Frame type: Internal

Gear Capacity (Liters): XS 42L, S 45L, M 48L

Weight: XS 2lb 8oz, S 2lb 9oz, M 2lb 9oz

Fits Waist/hips:   XS 24-25″, S 24-45″, M 27-48”

Fits Torso: SX 14-17″, S 16-19″, 18-21″    

Materials: 100-denier high-tenacity nylon/210-denier high-tenacity nylon

Frame material: 6065 Aluminum

Reservoir compatible: Yes

Pack Access: Top

Number of Exterior Pockets: 4+ Main compartment

(The Eja is also offered in a 38L and 58L option. )

My Story:

Let’s just preface this with…I’m a notorious overpacker. Just when I think I’ve gotten my base gear down to under 20# I realize I’ve forgotten my *fill in the blank here*. For my first few seasons of backpacking I was using an older REI Flash 60 women’s backpack which was heavy-ish at baseline (3lbs 7oz) and once I got over 25# in gear was incredibly uncomfortable in the shoulders, waist, sternum – you name it! So last season I knew I needed to upgrade.

To go light I was aiming for under 3lb for my pack and of course Osprey was at the top of my list considering how dominant they are in the outdoor adventure world. Not to mention their “All Mighty Guarantee” to repair any damage or defect for any reason free of charge regardless of year purchased (Did I mention I can be rough on my gear!?).

After some of my own research I opted for the Eja 48 (medium frame) to test out as it weighs in at 2lb 9oz (14oz less than my former pack), has large side pockets for water bottles and all the things, an elastic front pocket, removable brain, stow straps for my poles, and came fairly well recommended. Honestly I also picked it because it was blue (without any pink accents), though in person I found it to be a bit on the purplish side.

Hitting the trail

I loaded up the Eja for my first trip of the summer to the Eagle Caps in early July 2021. (I know I know…I had a late start to the year!). And by load up, I mean I brought all my creature comforts because I was taking a friend for the first time and it was only 1 night. Plus I do not often negotiate on water which equals carrying a full 2.5L bladder with me. Now the internal water reservoir sleeve may be a pain for some, but since I used my 2.5L Osprey LT Reservoir that goes inline with my water filtration system, it was easy peasy.  Tent of course went outside the pack in the tent straps. These do take a moment to figure out, but once you do you can snug that gear right up to the bottom so there’s no swinging around. Plus there was just the right amount of straps on the exterior of the pack for me to feel like I could fit all the things without getting overwhelming.

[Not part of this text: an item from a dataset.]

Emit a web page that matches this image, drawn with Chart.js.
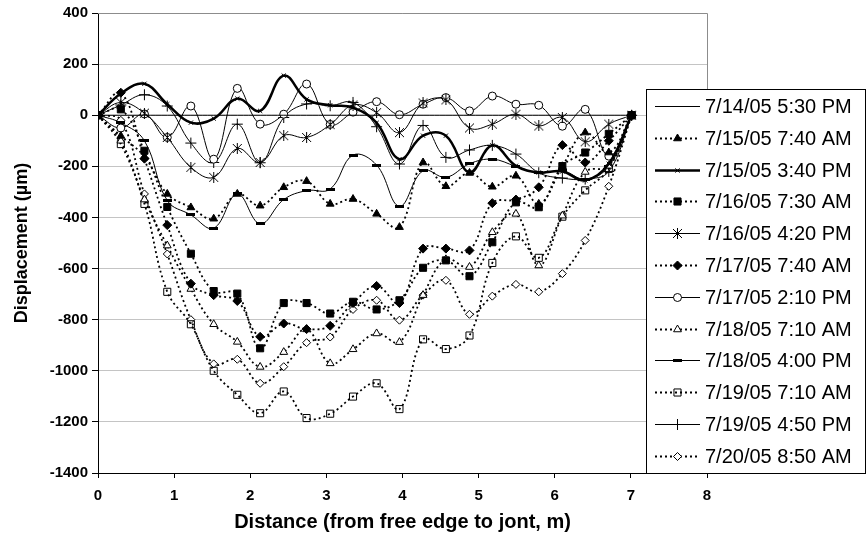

The hike to hobo lake was around 7 miles with approx 3000’ elevation gain and despite having a pack full of water, food (yes I brought avocados and all the coffee), and my usual gear, I’ll be honest I barely noticed it. The stow-on-the-go strap for my hiking poles came in clutch when I needed to tuck them away to get a snack. The side pockets were surprisingly easy to access while hiking so I kept my bag of goodies there. Now I only went one night, but brought easily enough food for a 2night/3 day + adventure and it held that amount both in terms of weight and space quite well.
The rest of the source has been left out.